● **Short exercise**
Take the listing from its first line through the line that contains "XAxis, YAxis, ErrorBar" and please retype those lines exactly, leaving out the pictures.

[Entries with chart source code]
....................

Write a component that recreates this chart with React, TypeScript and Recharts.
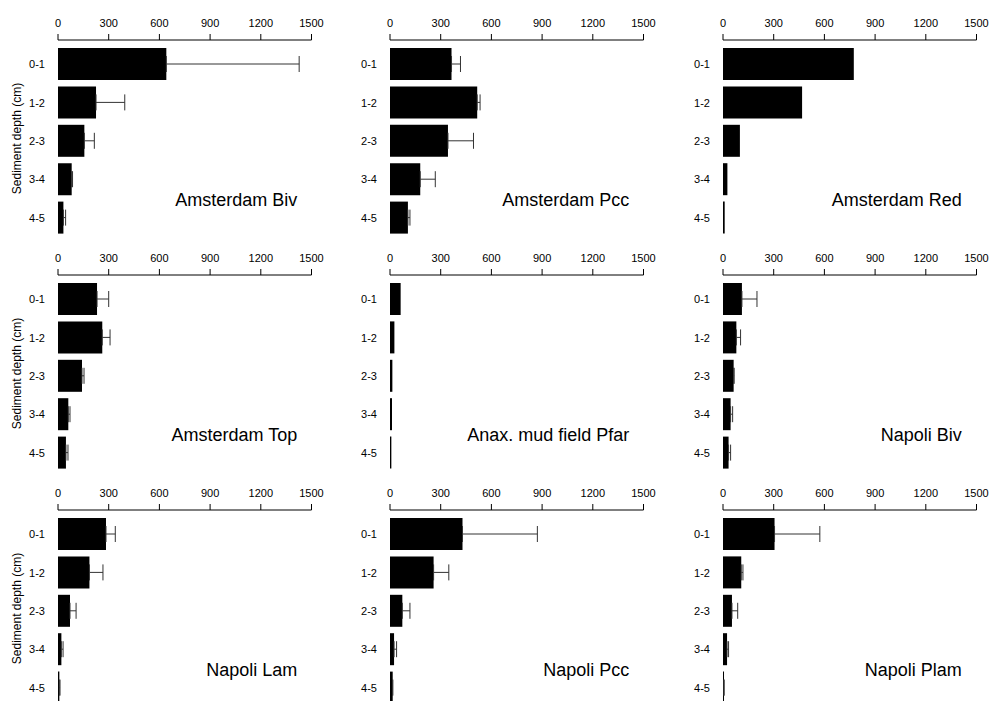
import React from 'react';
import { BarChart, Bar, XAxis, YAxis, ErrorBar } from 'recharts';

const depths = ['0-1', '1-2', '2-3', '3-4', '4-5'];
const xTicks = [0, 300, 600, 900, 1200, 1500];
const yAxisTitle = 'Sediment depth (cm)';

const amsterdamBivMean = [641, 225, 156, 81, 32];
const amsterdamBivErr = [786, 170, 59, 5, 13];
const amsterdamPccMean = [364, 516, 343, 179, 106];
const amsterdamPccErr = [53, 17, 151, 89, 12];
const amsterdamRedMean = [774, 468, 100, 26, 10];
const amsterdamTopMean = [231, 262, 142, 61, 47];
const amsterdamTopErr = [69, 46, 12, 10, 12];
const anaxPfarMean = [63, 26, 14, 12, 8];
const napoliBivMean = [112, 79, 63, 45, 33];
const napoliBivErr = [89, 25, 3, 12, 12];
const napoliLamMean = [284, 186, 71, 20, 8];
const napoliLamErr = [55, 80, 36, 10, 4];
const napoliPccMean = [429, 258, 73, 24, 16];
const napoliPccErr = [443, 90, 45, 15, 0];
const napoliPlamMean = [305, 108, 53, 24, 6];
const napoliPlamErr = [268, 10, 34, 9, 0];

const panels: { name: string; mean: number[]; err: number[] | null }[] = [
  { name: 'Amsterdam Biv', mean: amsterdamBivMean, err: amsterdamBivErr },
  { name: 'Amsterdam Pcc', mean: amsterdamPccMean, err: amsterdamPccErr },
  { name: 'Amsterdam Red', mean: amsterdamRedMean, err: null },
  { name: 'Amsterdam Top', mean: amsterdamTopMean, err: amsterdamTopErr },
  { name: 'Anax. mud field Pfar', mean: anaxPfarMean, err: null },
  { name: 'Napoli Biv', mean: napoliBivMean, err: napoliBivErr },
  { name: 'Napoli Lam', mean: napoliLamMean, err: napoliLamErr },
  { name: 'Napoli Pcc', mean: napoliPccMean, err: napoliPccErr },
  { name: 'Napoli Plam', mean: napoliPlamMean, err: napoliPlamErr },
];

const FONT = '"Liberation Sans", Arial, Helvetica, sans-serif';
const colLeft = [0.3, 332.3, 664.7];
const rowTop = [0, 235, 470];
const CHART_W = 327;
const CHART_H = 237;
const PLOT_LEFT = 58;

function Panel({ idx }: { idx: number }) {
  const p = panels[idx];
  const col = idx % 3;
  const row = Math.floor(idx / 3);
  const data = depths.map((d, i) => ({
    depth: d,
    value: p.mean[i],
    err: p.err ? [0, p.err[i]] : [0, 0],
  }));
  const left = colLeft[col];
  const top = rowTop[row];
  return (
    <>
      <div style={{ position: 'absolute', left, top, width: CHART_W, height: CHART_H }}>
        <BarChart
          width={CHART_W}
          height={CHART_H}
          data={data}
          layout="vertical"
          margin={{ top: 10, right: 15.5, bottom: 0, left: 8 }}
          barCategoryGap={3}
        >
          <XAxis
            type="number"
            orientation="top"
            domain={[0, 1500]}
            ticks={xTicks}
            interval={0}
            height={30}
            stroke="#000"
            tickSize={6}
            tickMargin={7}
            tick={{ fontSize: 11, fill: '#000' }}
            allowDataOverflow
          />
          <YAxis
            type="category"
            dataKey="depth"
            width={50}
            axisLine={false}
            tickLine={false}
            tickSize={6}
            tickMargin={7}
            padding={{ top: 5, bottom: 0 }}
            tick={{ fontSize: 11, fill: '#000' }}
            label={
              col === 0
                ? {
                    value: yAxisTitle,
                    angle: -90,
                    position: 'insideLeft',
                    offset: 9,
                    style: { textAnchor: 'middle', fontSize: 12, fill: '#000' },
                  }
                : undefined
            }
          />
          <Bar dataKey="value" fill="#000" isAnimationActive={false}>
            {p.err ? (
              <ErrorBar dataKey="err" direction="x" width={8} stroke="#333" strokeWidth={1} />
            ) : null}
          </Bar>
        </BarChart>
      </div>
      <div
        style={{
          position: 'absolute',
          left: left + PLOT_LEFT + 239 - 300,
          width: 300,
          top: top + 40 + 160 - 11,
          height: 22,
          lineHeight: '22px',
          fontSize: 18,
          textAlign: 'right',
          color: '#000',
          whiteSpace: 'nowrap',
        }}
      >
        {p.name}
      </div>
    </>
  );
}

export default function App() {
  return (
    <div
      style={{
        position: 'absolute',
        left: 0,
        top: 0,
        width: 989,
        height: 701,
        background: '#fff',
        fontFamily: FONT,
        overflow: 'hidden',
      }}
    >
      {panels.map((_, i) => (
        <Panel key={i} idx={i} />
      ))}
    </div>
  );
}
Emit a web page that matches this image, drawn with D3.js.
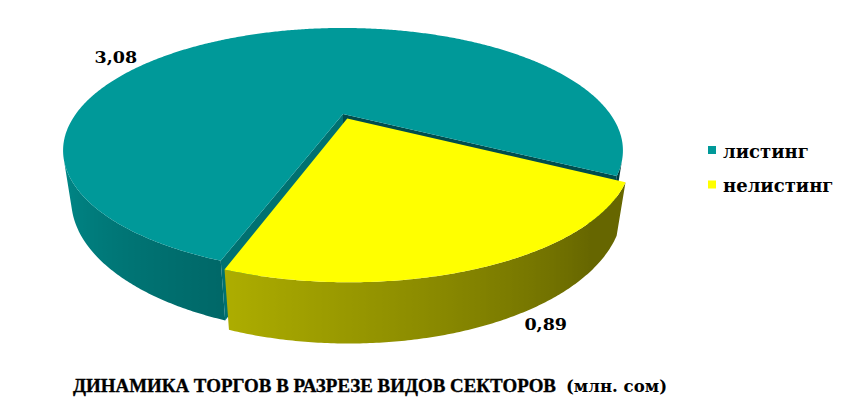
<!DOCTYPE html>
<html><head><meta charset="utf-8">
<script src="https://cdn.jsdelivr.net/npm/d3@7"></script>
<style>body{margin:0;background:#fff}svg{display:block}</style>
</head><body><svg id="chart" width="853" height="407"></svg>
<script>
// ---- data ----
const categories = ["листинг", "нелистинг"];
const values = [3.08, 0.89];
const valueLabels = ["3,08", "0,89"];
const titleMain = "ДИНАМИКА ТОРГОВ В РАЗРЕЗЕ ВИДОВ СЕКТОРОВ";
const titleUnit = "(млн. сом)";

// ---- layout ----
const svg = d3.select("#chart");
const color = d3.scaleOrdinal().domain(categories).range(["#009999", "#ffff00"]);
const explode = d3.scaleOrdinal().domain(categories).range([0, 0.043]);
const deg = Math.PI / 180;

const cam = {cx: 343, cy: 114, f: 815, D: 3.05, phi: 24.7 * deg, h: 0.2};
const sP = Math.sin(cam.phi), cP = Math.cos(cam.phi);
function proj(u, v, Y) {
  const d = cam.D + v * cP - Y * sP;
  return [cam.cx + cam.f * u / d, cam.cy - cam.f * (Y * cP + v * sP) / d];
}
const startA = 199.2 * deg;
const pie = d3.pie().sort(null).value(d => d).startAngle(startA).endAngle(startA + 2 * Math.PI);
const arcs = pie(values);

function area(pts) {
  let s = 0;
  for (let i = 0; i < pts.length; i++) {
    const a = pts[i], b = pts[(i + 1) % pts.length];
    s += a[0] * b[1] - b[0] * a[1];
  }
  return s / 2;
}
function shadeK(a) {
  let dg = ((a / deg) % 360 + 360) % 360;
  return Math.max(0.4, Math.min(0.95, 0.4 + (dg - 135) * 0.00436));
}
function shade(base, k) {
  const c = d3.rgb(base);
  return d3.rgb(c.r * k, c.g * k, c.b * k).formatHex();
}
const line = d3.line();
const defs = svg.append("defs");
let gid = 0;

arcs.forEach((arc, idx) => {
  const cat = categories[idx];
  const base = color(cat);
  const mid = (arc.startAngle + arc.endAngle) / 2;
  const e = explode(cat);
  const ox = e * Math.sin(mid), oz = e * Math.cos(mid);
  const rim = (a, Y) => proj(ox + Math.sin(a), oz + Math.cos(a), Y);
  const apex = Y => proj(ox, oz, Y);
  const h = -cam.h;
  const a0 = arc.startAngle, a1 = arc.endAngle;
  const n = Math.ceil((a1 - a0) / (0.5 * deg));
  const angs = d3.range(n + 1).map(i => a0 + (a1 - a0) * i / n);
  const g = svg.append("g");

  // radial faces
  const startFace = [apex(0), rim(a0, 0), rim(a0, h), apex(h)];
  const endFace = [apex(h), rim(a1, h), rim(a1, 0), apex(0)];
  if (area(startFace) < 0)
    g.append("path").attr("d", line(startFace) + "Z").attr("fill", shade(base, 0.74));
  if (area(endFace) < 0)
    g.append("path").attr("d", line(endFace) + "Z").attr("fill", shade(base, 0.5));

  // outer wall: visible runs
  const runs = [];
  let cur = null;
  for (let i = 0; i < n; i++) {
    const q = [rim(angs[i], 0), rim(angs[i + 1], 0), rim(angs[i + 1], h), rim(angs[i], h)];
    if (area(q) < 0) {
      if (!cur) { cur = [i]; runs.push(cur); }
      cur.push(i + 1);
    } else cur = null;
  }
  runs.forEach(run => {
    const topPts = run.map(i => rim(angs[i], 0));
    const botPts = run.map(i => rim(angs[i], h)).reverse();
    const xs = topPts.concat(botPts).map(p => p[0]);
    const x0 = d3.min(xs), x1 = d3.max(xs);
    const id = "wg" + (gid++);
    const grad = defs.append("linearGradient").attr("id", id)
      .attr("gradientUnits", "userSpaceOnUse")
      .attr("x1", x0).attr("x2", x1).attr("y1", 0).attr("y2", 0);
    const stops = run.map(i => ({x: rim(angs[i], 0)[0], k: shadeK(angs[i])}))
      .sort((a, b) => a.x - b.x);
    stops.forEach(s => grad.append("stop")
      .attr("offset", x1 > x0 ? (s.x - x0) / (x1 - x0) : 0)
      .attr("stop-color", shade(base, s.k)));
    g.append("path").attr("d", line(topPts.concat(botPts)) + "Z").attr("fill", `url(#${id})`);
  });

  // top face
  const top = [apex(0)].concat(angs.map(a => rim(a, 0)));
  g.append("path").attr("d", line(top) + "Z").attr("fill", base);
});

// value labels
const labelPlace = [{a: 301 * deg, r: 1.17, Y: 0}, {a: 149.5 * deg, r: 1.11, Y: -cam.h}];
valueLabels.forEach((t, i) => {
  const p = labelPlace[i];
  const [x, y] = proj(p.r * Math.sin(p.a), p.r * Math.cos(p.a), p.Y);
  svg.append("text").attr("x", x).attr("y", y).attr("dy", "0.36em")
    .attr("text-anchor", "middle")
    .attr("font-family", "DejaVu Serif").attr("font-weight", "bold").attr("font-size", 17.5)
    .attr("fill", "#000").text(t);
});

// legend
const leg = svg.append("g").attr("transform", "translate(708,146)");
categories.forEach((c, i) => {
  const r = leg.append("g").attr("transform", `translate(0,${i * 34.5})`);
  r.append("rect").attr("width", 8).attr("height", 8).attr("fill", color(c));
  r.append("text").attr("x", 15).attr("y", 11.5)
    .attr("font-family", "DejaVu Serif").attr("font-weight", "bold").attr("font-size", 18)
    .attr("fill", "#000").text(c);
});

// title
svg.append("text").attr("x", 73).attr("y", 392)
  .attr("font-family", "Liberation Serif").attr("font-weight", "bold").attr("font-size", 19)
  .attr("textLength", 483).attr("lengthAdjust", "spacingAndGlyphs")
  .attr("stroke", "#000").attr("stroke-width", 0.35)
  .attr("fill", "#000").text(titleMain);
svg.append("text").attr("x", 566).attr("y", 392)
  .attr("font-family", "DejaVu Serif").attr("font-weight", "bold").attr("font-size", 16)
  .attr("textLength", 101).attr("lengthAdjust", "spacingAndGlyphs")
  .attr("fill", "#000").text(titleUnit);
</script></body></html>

....................

● **Full response**
Write a component that recreates this chart with React, TypeScript and Recharts.
import React from 'react';
import { BarChart, Bar, XAxis, YAxis, ErrorBar } from 'recharts';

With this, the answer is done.